** Start of Materials provided **

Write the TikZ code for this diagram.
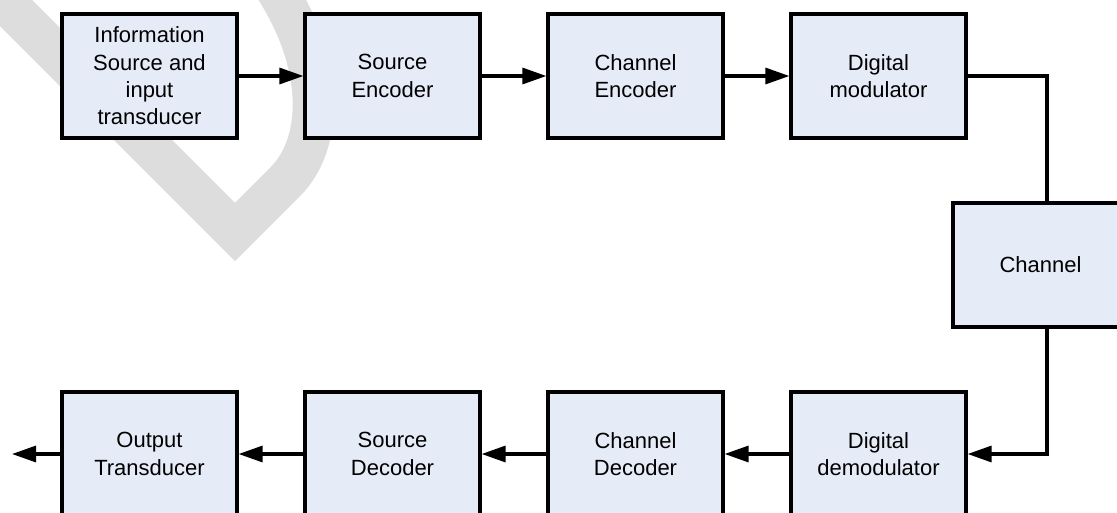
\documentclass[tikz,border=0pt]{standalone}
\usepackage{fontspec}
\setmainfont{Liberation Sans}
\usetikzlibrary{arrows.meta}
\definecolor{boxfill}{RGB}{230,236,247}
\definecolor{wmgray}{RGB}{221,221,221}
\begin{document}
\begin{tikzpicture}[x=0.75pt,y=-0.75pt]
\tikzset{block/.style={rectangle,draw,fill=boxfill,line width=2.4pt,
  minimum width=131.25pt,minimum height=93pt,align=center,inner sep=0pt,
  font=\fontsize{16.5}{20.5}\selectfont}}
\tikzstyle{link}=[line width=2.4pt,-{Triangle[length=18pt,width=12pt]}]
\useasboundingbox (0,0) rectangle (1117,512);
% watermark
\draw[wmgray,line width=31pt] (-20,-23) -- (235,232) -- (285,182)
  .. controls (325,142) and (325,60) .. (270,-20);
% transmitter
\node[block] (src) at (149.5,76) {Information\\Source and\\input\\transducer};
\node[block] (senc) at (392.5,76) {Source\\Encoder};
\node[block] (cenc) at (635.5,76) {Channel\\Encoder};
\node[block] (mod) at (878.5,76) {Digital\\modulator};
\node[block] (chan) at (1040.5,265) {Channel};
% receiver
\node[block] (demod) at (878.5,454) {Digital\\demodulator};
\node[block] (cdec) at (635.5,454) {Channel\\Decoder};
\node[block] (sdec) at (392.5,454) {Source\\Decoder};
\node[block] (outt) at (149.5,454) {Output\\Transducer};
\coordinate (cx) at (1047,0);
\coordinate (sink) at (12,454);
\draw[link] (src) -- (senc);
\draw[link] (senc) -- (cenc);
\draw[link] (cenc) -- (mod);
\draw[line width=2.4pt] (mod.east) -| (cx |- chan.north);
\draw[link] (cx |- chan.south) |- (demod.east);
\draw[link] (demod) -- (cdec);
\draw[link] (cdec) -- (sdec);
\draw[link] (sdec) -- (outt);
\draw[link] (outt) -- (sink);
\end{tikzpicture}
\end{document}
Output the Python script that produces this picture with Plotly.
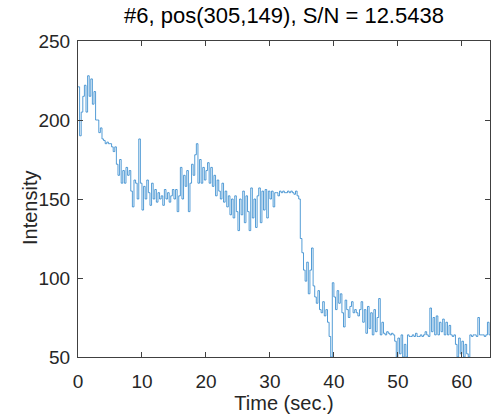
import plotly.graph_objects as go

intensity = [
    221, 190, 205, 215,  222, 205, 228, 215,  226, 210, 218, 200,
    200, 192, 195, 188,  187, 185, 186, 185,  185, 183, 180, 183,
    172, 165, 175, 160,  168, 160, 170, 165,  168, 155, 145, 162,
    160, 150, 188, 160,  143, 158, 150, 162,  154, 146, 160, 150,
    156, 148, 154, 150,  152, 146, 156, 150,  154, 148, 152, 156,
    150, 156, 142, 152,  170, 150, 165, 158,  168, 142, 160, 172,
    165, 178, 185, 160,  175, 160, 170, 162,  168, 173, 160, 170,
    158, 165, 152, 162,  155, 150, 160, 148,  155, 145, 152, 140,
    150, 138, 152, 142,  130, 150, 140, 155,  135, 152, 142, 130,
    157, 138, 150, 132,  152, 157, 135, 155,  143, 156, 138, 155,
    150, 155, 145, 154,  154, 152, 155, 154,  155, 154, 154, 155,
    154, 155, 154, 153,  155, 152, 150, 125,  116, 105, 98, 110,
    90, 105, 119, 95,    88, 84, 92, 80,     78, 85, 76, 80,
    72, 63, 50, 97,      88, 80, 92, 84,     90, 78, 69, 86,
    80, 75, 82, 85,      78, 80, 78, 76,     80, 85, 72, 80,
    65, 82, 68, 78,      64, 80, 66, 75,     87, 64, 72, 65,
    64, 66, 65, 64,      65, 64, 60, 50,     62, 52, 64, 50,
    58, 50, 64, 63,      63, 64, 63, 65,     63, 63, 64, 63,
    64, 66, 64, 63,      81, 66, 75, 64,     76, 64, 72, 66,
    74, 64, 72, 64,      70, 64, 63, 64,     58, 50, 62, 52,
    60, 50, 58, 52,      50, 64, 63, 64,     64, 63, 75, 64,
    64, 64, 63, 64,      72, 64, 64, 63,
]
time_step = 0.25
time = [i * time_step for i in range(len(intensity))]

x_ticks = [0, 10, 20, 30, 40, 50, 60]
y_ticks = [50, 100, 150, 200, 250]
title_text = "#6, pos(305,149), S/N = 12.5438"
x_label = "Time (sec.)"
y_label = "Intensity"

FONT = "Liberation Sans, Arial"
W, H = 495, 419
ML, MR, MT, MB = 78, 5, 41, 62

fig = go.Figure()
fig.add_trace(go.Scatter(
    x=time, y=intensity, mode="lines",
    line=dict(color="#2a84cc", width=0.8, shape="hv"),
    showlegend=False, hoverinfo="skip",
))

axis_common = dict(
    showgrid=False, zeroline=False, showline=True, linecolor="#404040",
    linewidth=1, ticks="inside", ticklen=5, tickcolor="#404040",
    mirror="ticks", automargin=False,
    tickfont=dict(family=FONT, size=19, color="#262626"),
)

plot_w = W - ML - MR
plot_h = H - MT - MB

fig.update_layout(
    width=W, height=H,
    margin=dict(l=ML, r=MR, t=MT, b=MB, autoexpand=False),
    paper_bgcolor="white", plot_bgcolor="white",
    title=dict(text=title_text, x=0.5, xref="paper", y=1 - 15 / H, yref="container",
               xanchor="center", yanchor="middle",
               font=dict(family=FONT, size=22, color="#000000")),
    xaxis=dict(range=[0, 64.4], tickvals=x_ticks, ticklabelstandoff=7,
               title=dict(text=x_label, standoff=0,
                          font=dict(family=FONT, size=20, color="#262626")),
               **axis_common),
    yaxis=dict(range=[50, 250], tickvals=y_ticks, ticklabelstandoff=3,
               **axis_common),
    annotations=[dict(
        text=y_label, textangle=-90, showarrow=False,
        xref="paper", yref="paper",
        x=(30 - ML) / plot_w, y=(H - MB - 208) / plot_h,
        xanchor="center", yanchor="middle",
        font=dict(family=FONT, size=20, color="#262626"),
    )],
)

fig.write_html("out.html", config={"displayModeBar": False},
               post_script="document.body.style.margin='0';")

** End of Materials provided **
** Start of Materials provided **

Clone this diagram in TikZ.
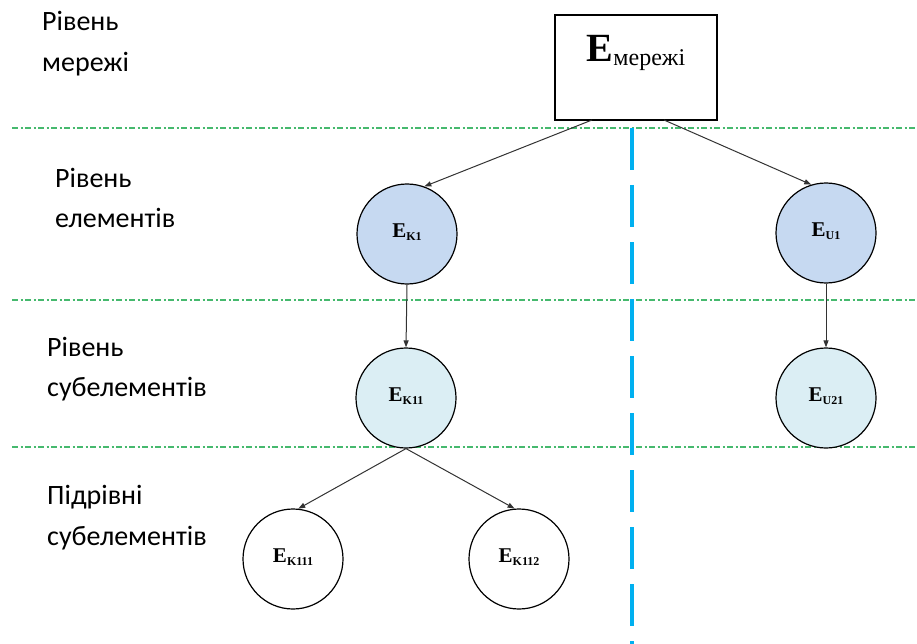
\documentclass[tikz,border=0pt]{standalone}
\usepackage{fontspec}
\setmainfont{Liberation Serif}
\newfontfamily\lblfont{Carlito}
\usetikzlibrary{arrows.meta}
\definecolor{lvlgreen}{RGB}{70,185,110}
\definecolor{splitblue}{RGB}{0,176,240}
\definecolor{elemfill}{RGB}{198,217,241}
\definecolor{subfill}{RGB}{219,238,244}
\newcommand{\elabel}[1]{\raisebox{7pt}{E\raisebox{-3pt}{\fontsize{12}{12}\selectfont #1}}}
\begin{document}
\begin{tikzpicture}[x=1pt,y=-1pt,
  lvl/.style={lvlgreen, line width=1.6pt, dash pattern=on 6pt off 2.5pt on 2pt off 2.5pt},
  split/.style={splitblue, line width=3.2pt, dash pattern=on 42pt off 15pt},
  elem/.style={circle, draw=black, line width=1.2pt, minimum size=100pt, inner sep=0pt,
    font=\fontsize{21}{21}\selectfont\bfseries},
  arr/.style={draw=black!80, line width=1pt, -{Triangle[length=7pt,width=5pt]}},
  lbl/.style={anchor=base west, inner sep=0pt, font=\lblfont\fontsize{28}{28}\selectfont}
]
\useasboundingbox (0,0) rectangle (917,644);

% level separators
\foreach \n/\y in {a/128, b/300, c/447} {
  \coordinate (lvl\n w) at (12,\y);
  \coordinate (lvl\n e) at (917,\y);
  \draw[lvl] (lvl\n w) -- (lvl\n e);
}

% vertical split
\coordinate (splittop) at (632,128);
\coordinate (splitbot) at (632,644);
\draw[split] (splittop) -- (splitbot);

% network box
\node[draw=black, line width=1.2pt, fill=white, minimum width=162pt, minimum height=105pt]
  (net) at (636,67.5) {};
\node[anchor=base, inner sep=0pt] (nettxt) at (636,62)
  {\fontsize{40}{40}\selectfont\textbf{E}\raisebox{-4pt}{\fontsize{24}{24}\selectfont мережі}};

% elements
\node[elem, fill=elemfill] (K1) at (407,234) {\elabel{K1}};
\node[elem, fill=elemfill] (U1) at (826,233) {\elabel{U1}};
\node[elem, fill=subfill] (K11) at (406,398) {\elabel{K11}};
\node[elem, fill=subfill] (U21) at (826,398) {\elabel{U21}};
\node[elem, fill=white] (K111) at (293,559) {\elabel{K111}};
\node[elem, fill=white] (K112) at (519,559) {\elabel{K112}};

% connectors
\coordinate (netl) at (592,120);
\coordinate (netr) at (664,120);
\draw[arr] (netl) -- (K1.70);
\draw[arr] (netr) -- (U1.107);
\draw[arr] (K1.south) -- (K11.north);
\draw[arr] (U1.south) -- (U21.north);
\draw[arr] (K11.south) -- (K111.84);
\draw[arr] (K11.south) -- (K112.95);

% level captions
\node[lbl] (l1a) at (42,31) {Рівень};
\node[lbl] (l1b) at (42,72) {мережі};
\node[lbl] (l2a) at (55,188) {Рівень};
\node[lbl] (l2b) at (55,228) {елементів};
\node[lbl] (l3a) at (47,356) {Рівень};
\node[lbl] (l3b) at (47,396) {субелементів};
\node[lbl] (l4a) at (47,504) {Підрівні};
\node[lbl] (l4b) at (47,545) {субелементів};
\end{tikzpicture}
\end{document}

** End of Materials provided **
** Start of Materials provided **

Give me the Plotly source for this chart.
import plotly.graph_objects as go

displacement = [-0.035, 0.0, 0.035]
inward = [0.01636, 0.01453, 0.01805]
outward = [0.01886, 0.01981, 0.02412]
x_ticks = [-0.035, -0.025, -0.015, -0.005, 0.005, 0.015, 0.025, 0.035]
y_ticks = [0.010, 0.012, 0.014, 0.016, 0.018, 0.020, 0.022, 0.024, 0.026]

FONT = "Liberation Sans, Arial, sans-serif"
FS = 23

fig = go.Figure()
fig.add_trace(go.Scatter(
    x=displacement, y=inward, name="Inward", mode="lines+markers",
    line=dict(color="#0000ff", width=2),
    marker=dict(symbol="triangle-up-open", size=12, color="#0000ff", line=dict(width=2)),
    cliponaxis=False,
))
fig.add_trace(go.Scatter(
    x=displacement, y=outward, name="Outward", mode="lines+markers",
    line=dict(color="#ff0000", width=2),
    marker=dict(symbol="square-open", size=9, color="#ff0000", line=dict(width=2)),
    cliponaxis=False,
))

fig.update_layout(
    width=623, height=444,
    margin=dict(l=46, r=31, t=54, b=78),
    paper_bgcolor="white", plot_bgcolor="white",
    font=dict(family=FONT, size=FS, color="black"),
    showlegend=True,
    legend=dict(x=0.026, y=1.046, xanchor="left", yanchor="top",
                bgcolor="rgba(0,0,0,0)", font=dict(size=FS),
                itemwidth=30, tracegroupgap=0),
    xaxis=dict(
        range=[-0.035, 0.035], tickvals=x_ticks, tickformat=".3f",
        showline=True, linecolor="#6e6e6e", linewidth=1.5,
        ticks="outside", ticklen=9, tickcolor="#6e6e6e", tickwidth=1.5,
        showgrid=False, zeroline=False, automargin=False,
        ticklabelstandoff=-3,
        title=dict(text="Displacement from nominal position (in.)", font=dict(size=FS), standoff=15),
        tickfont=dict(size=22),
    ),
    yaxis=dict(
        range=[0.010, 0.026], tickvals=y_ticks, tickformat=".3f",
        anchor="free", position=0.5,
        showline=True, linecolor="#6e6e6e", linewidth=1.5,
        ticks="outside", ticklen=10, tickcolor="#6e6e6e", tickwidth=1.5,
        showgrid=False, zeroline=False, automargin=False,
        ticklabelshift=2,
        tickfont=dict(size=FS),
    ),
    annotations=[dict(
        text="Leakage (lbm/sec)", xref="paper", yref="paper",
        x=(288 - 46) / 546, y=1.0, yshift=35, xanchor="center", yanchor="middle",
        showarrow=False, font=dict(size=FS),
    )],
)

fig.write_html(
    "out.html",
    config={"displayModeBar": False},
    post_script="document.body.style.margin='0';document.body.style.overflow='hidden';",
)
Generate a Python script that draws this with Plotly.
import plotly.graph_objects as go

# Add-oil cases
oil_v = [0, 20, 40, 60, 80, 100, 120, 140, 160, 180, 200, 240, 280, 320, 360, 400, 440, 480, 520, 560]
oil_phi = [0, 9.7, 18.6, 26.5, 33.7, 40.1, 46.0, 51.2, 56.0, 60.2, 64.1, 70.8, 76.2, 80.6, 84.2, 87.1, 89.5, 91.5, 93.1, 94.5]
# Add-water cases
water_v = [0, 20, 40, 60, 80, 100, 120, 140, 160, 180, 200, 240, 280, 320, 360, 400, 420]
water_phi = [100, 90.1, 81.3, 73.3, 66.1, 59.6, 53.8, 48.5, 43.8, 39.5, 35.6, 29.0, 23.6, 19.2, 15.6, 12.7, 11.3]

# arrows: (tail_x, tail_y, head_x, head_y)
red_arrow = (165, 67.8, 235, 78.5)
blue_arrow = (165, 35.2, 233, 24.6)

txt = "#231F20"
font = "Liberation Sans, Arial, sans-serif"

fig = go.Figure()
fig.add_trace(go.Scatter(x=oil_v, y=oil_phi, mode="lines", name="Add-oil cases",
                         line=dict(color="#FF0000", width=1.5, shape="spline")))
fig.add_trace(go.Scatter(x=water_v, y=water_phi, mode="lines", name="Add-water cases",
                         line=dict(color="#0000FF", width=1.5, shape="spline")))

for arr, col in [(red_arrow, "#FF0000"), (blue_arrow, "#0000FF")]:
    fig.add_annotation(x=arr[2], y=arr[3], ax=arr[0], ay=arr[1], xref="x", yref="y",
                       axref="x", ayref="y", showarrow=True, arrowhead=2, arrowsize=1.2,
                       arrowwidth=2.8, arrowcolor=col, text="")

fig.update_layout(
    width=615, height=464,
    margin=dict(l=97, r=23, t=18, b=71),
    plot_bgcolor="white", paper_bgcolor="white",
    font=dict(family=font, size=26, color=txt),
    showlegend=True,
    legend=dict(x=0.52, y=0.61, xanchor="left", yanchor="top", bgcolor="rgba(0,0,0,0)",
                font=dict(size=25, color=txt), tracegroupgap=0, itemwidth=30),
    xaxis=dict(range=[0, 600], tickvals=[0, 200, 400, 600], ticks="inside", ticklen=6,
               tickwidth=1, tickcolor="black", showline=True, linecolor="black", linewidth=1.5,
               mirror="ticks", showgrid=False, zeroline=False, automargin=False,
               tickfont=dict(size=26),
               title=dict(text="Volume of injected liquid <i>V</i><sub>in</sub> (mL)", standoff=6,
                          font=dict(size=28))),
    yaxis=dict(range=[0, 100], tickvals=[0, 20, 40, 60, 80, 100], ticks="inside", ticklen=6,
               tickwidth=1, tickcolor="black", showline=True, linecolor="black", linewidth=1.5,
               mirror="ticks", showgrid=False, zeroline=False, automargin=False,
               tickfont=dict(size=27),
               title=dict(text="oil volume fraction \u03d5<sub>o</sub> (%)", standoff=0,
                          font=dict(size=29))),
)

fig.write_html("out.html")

** End of Materials provided **

The task>
Give again the lines from "Output the Python" to "time = [i *" exactly, both of those lines included, and do not include any pictures.

Written answer>
Output the Python script that produces this picture with Plotly.
import plotly.graph_objects as go

intensity = [
    221, 190, 205, 215,  222, 205, 228, 215,  226, 210, 218, 200,
    200, 192, 195, 188,  187, 185, 186, 185,  185, 183, 180, 183,
    172, 165, 175, 160,  168, 160, 170, 165,  168, 155, 145, 162,
    160, 150, 188, 160,  143, 158, 150, 162,  154, 146, 160, 150,
    156, 148, 154, 150,  152, 146, 156, 150,  154, 148, 152, 156,
    150, 156, 142, 152,  170, 150, 165, 158,  168, 142, 160, 172,
    165, 178, 185, 160,  175, 160, 170, 162,  168, 173, 160, 170,
    158, 165, 152, 162,  155, 150, 160, 148,  155, 145, 152, 140,
    150, 138, 152, 142,  130, 150, 140, 155,  135, 152, 142, 130,
    157, 138, 150, 132,  152, 157, 135, 155,  143, 156, 138, 155,
    150, 155, 145, 154,  154, 152, 155, 154,  155, 154, 154, 155,
    154, 155, 154, 153,  155, 152, 150, 125,  116, 105, 98, 110,
    90, 105, 119, 95,    88, 84, 92, 80,     78, 85, 76, 80,
    72, 63, 50, 97,      88, 80, 92, 84,     90, 78, 69, 86,
    80, 75, 82, 85,      78, 80, 78, 76,     80, 85, 72, 80,
    65, 82, 68, 78,      64, 80, 66, 75,     87, 64, 72, 65,
    64, 66, 65, 64,      65, 64, 60, 50,     62, 52, 64, 50,
    58, 50, 64, 63,      63, 64, 63, 65,     63, 63, 64, 63,
    64, 66, 64, 63,      81, 66, 75, 64,     76, 64, 72, 66,
    74, 64, 72, 64,      70, 64, 63, 64,     58, 50, 62, 52,
    60, 50, 58, 52,      50, 64, 63, 64,     64, 63, 75, 64,
    64, 64, 63, 64,      72, 64, 64, 63,
]
time_step = 0.25
time = [i * time_step for i in range(len(intensity))]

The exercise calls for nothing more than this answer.